Impacts of the Morocco-Israel Deal

Under the Morocco-Israel deal brokered by former President, Donald Trump, the United States will recognize Morocco’s claim to Western Sahara and sell the state 1 billion dollars worth of weaponry. In exchange, Morocco will establish diplomatic relationships with Israel, breaking Morocco's long-standing solidarity with Palestine. Trump crafted a double-edged sword, capable of delivering fatal blows to both the Sahrawi and Palestinian causes. The Morocco-Western Sahara and Israel-Palestine conflicts run parallel. Recognition of Morocco’s sovereignty over Western Sahara by a superpower such as the United States increases its legitimacy in the political arena. Without pressure from foreign powers, Morocco will not have any reason to further negotiate with the Sahrawi, host a referendum, or find a solution that satisfies all stakeholders. Rather, Morocco becomes free to annex the land of the indigenous Sahrawi people, with no one to speak up against them.

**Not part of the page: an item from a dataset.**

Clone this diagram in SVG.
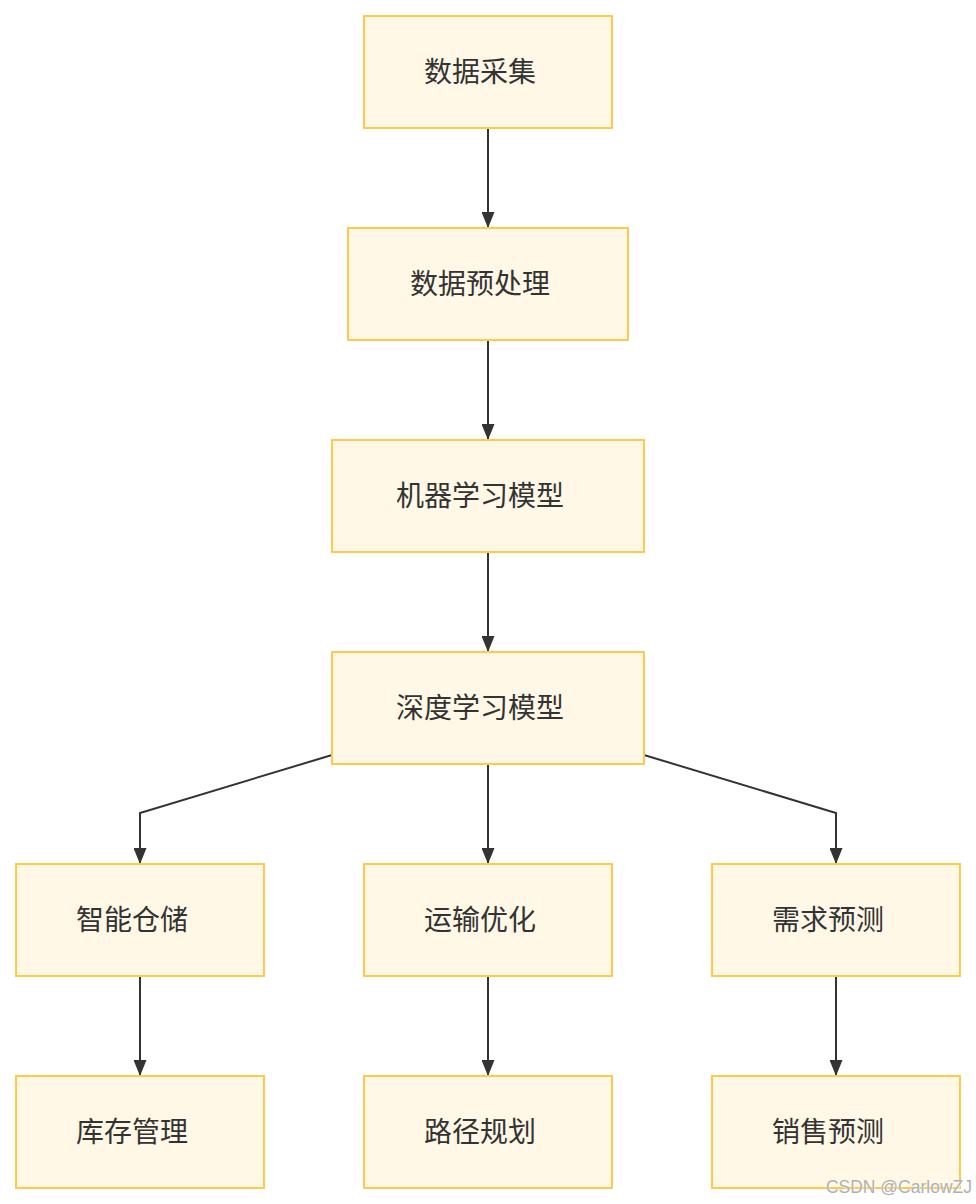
<svg xmlns="http://www.w3.org/2000/svg" width="976" height="1204" viewBox="0 0 976 1204">
<defs>
<marker id="arr" viewBox="0 0 16 13" refX="16" refY="6.5" markerWidth="16" markerHeight="13" markerUnits="userSpaceOnUse" orient="auto">
<path d="M0,0 L16,6.5 L0,13 z" fill="#333333"/>
</marker>
<style>
.box{fill:#FFF8E6;stroke:#FFC94A;stroke-width:2}
.lbl{font-family:"Noto Sans CJK SC","Noto Sans",sans-serif;font-size:28px;fill:#333333;text-anchor:middle;dominant-baseline:central}
.edge{fill:none;stroke:#333333;stroke-width:2;marker-end:url(#arr)}
</style>
</defs>
<rect width="976" height="1204" fill="#ffffff"/>
<g id="connectors">
<path class="edge" d="M488,128 L488,228"/>
<path class="edge" d="M488,340 L488,440"/>
<path class="edge" d="M488,552 L488,652"/>
<path class="edge" d="M488,764 L488,864"/>
<path class="edge" d="M332,755 L140,813 L140,864"/>
<path class="edge" d="M644,755 L836,813 L836,864"/>
<path class="edge" d="M140,976 L140,1076"/>
<path class="edge" d="M488,976 L488,1076"/>
<path class="edge" d="M836,976 L836,1076"/>
</g>
<g id="n1"><rect class="box" x="364" y="16" width="248" height="112"/><text class="lbl" x="480" y="70">数据采集</text></g>
<g id="n2"><rect class="box" x="348" y="228" width="280" height="112"/><text class="lbl" x="480" y="282">数据预处理</text></g>
<g id="n3"><rect class="box" x="332" y="440" width="312" height="112"/><text class="lbl" x="480" y="494">机器学习模型</text></g>
<g id="n4"><rect class="box" x="332" y="652" width="312" height="112"/><text class="lbl" x="480" y="706">深度学习模型</text></g>
<g id="n5"><rect class="box" x="16" y="864" width="248" height="112"/><text class="lbl" x="132" y="918">智能仓储</text></g>
<g id="n6"><rect class="box" x="364" y="864" width="248" height="112"/><text class="lbl" x="480" y="918">运输优化</text></g>
<g id="n7"><rect class="box" x="712" y="864" width="248" height="112"/><text class="lbl" x="828" y="918">需求预测</text></g>
<g id="n8"><rect class="box" x="16" y="1076" width="248" height="112"/><text class="lbl" x="132" y="1130">库存管理</text></g>
<g id="n9"><rect class="box" x="364" y="1076" width="248" height="112"/><text class="lbl" x="480" y="1130">路径规划</text></g>
<g id="n10"><rect class="box" x="712" y="1076" width="248" height="112"/><text class="lbl" x="828" y="1130">销售预测</text></g>
<text x="973" y="1194" text-anchor="end" font-family="Liberation Sans, Arial, sans-serif" font-size="17.5" fill="#ffffff" opacity="0.8">CSDN @CarlowZJ</text>
<text x="972" y="1193" text-anchor="end" font-family="Liberation Sans, Arial, sans-serif" font-size="17.5" fill="#b0b0b0">CSDN @CarlowZJ</text>
</svg>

Israel benefits similarly, with Morocco being added to the list of Arab League nations normalizing relations with the country, a list that now includes the United Arab Emirates, Bahrain, and Sudan. This ability to retain foreign support will legitimize any action Israel takes to claim Palestine as its own. This allows both Morocco’s and Israel’s decades of human rights violations and occupational abuses towards Sahrawis and Palestinians to go without consequence. The deal acts solely as a transaction between the privileged; the rights of those who already lack a voice in exchange for the furthering of selfish political agendas. The deal disincentivizes peace and justice, undermining the stories of the Sahrawis and Palestinians and their fight for independence in a land they consider home. It is up to us to take a stand, be their voice, and ensure their stories do not go untold.